◆ **DIRECTIONS FOR THIS TASK**:
Write out the material exactly, leaving every picture behind.
— start of INFORMATION PROVIDED —
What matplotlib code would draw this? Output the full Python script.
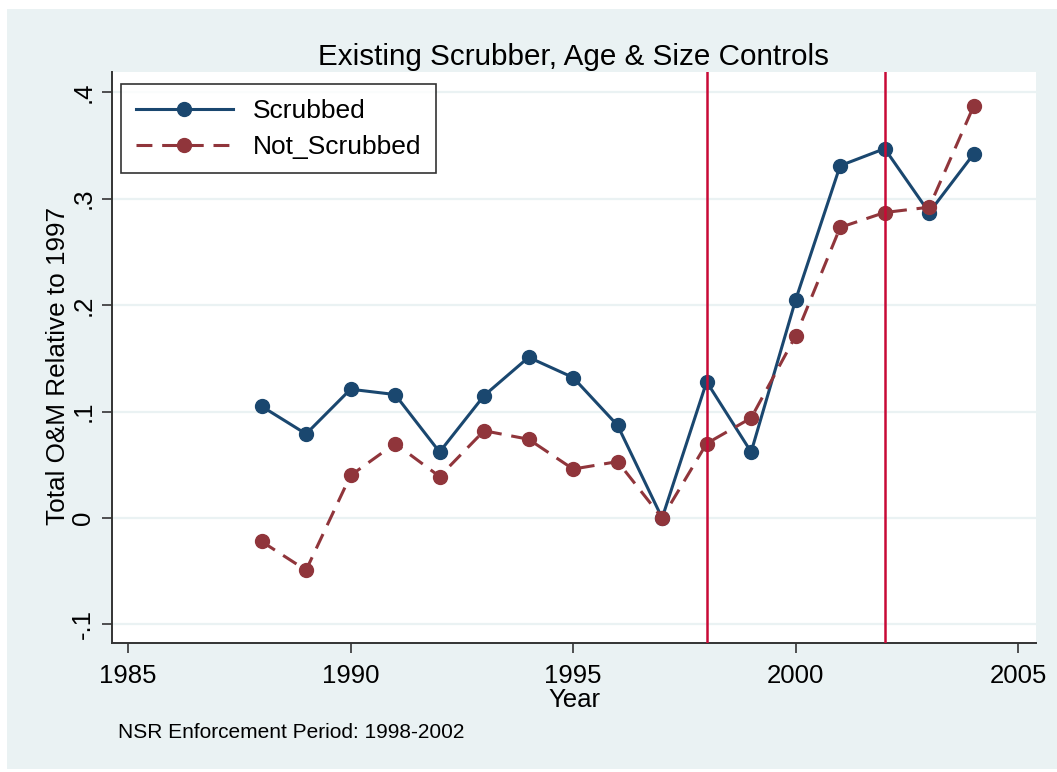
import matplotlib
matplotlib.use("Agg")
import matplotlib.pyplot as plt
from matplotlib.patches import Rectangle
from matplotlib.ticker import FixedLocator, FixedFormatter

plt.rcParams['font.family'] = ['Liberation Sans', 'DejaVu Sans']

years = [1988, 1989, 1990, 1991, 1992, 1993, 1994, 1995, 1996, 1997,
         1998, 1999, 2000, 2001, 2002, 2003, 2004]
scrubbed = [0.105, 0.079, 0.121, 0.116, 0.062, 0.115, 0.151, 0.132, 0.087, 0.0,
            0.128, 0.062, 0.205, 0.331, 0.347, 0.287, 0.342]
not_scrubbed = [-0.022, -0.049, 0.040, 0.070, 0.039, 0.082, 0.074, 0.046, 0.053, 0.0,
                0.070, 0.094, 0.171, 0.273, 0.287, 0.292, 0.387]
enforcement_years = [1998, 2002]
x_ticks = [1985, 1990, 1995, 2000, 2005]
y_ticks = [-0.1, 0.0, 0.1, 0.2, 0.3, 0.4]
y_tick_labels = ['-.1', '0', '.1', '.2', '.3', '.4']

W, H = 1057, 772
fig = plt.figure(figsize=(W / 100, H / 100), dpi=100, facecolor='white')
bg = '#EAF2F3'
fig.patches.append(Rectangle((7 / W, 3 / H), 1 - 7 / W, (769 - 9) / H,
                             transform=fig.transFigure, facecolor=bg,
                             edgecolor='none', zorder=-10))

left, right, top, bottom = 112, 1036, 72, 643
ax = fig.add_axes([left / W, 1 - bottom / H, (right - left) / W, (bottom - top) / H])
ax.set_facecolor('white')

ax.set_xlim(1984.64, 2005.40)
ax.set_ylim(-0.1174, 0.419)

for y in y_ticks:
    ax.axhline(y, color=bg, lw=1.6, zorder=1)

navy = '#1A476F'
maroon = '#90353B'
ax.plot(years, scrubbed, color=navy, lw=2.2, marker='o', ms=10,
        label='Scrubbed', zorder=3)
ax.plot(years, not_scrubbed, color=maroon, lw=2.2, ls=(0, (5.2, 3.2)), marker='o', ms=10,
        label='Not_Scrubbed', zorder=3)
for xv in enforcement_years:
    ax.axvline(xv, color='#C80A36', lw=1.8, zorder=4)

ax.xaxis.set_major_locator(FixedLocator(x_ticks))
ax.xaxis.set_major_formatter(FixedFormatter([str(v) for v in x_ticks]))
ax.yaxis.set_major_locator(FixedLocator(y_ticks))
ax.yaxis.set_major_formatter(FixedFormatter(y_tick_labels))

for s in ['top', 'right']:
    ax.spines[s].set_visible(False)
for s in ['left', 'bottom']:
    ax.spines[s].set_color('#333333')
    ax.spines[s].set_linewidth(1.4)
ax.tick_params(axis='both', direction='out', length=7, width=1.2, color='#333333',
               labelsize=18.5)
ax.tick_params(axis='x', pad=8)
ax.tick_params(axis='y', pad=5)
for lab in ax.get_yticklabels():
    lab.set_rotation(90)
    lab.set_va('center')

ax.set_xlabel('Year', fontsize=18.5, labelpad=0)
ax.set_ylabel('Total O&M Relative to 1997', fontsize=18.8, labelpad=1)
ax.yaxis.label.set_y(0.486)
ax.set_title('Existing Scrubber, Age & Size Controls', fontsize=21.3, pad=5)

leg = ax.legend(loc='upper left', bbox_to_anchor=(0.0099, 0.9783), fontsize=19,
                frameon=True, fancybox=False, borderpad=0.55, handlelength=3.7,
                labelspacing=0.45, handletextpad=0.75, borderaxespad=0)
leg.get_frame().set_edgecolor('black')
leg.get_frame().set_linewidth(1.2)

fig.text(118 / W, 1 - 733 / H, 'NSR Enforcement Period: 1998-2002', fontsize=15,
         va='center', ha='left')

fig.savefig('out.png', dpi=100, facecolor=fig.get_facecolor())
— end of INFORMATION PROVIDED —
◆ **RESPONSE BELOW**:
What matplotlib code would draw this? Output the full Python script.
import matplotlib
matplotlib.use("Agg")
import matplotlib.pyplot as plt
from matplotlib.patches import Rectangle
from matplotlib.ticker import FixedLocator, FixedFormatter

plt.rcParams['font.family'] = ['Liberation Sans', 'DejaVu Sans']

years = [1988, 1989, 1990, 1991, 1992, 1993, 1994, 1995, 1996, 1997,
         1998, 1999, 2000, 2001, 2002, 2003, 2004]
scrubbed = [0.105, 0.079, 0.121, 0.116, 0.062, 0.115, 0.151, 0.132, 0.087, 0.0,
            0.128, 0.062, 0.205, 0.331, 0.347, 0.287, 0.342]
not_scrubbed = [-0.022, -0.049, 0.040, 0.070, 0.039, 0.082, 0.074, 0.046, 0.053, 0.0,
                0.070, 0.094, 0.171, 0.273, 0.287, 0.292, 0.387]
enforcement_years = [1998, 2002]
x_ticks = [1985, 1990, 1995, 2000, 2005]
y_ticks = [-0.1, 0.0, 0.1, 0.2, 0.3, 0.4]
y_tick_labels = ['-.1', '0', '.1', '.2', '.3', '.4']

W, H = 1057, 772
fig = plt.figure(figsize=(W / 100, H / 100), dpi=100, facecolor='white')
bg = '#EAF2F3'
fig.patches.append(Rectangle((7 / W, 3 / H), 1 - 7 / W, (769 - 9) / H,
                             transform=fig.transFigure, facecolor=bg,
                             edgecolor='none', zorder=-10))

left, right, top, bottom = 112, 1036, 72, 643
ax = fig.add_axes([left / W, 1 - bottom / H, (right - left) / W, (bottom - top) / H])
ax.set_facecolor('white')

ax.set_xlim(1984.64, 2005.40)
ax.set_ylim(-0.1174, 0.419)

for y in y_ticks:
    ax.axhline(y, color=bg, lw=1.6, zorder=1)

navy = '#1A476F'
maroon = '#90353B'
ax.plot(years, scrubbed, color=navy, lw=2.2, marker='o', ms=10,
        label='Scrubbed', zorder=3)
ax.plot(years, not_scrubbed, color=maroon, lw=2.2, ls=(0, (5.2, 3.2)), marker='o', ms=10,
        label='Not_Scrubbed', zorder=3)
for xv in enforcement_years:
    ax.axvline(xv, color='#C80A36', lw=1.8, zorder=4)

ax.xaxis.set_major_locator(FixedLocator(x_ticks))
ax.xaxis.set_major_formatter(FixedFormatter([str(v) for v in x_ticks]))
ax.yaxis.set_major_locator(FixedLocator(y_ticks))
ax.yaxis.set_major_formatter(FixedFormatter(y_tick_labels))

for s in ['top', 'right']:
    ax.spines[s].set_visible(False)
for s in ['left', 'bottom']:
    ax.spines[s].set_color('#333333')
    ax.spines[s].set_linewidth(1.4)
ax.tick_params(axis='both', direction='out', length=7, width=1.2, color='#333333',
               labelsize=18.5)
ax.tick_params(axis='x', pad=8)
ax.tick_params(axis='y', pad=5)
for lab in ax.get_yticklabels():
    lab.set_rotation(90)
    lab.set_va('center')

ax.set_xlabel('Year', fontsize=18.5, labelpad=0)
ax.set_ylabel('Total O&M Relative to 1997', fontsize=18.8, labelpad=1)
ax.yaxis.label.set_y(0.486)
ax.set_title('Existing Scrubber, Age & Size Controls', fontsize=21.3, pad=5)

leg = ax.legend(loc='upper left', bbox_to_anchor=(0.0099, 0.9783), fontsize=19,
                frameon=True, fancybox=False, borderpad=0.55, handlelength=3.7,
                labelspacing=0.45, handletextpad=0.75, borderaxespad=0)
leg.get_frame().set_edgecolor('black')
leg.get_frame().set_linewidth(1.2)

fig.text(118 / W, 1 - 733 / H, 'NSR Enforcement Period: 1998-2002', fontsize=15,
         va='center', ha='left')

fig.savefig('out.png', dpi=100, facecolor=fig.get_facecolor())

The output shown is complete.